The woman was roaring with laughter. She was incredulous. "Surely you realised this is an Indian restaurant?" And of course, as I looked around, it was unmistakably so.

At Sema's, my party had already been there for half an hour, the bottles were open, the conversation was flowing, and there were only two seats left at the end of the long table. Happily, everyone present was interesting and I wasn't required to Have The Leg.

5 comments:

Megan Clayton said...

Oh no! At first I thought you might have gone to Chang Thai in South Hornby, and I was a bit worried by the prospect of a mix-up, as it is next to Hell Pizza.

Cheryl Bernstein said...

Which in turn reminds me of the time I went out for a dinner date as a teenager, with a new, older, boyfriend who told me that we'd 'Go Italian'. I boasted about this too, and spent ages doing my hair and dressing up for it.

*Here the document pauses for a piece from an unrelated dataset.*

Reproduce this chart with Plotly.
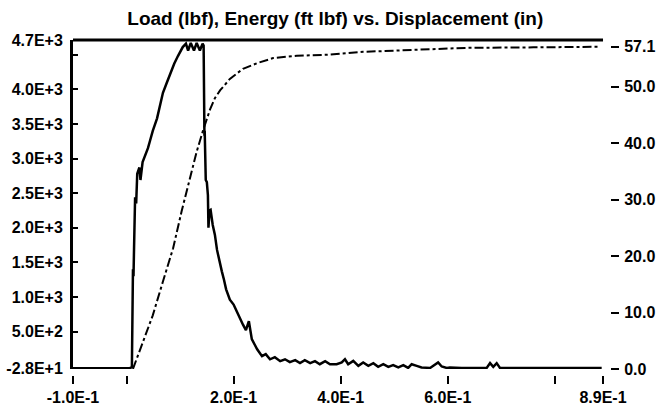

Only to have him park outside Spagalimis.

Megan Clayton said...

A casual reader might be ignorant of just what it entailed in terms of labour and landscape architecture, to spend ages doing one's hair in that teenaged decade, and so it's a good thing I'm not a casual reader.

Luke Wood said...

Hah this is great! I'm living with dad at the moment, just around the corner for Semas and Corianders, and we've had the same damn thing happen a couple of months ago... my sister. She still maintains that we didn't give her a name or a nationality, just the rough address. I'm pretty sure we said Thai at the very least.

Cheryl Bernstein said...

That makes me feel a little bit better.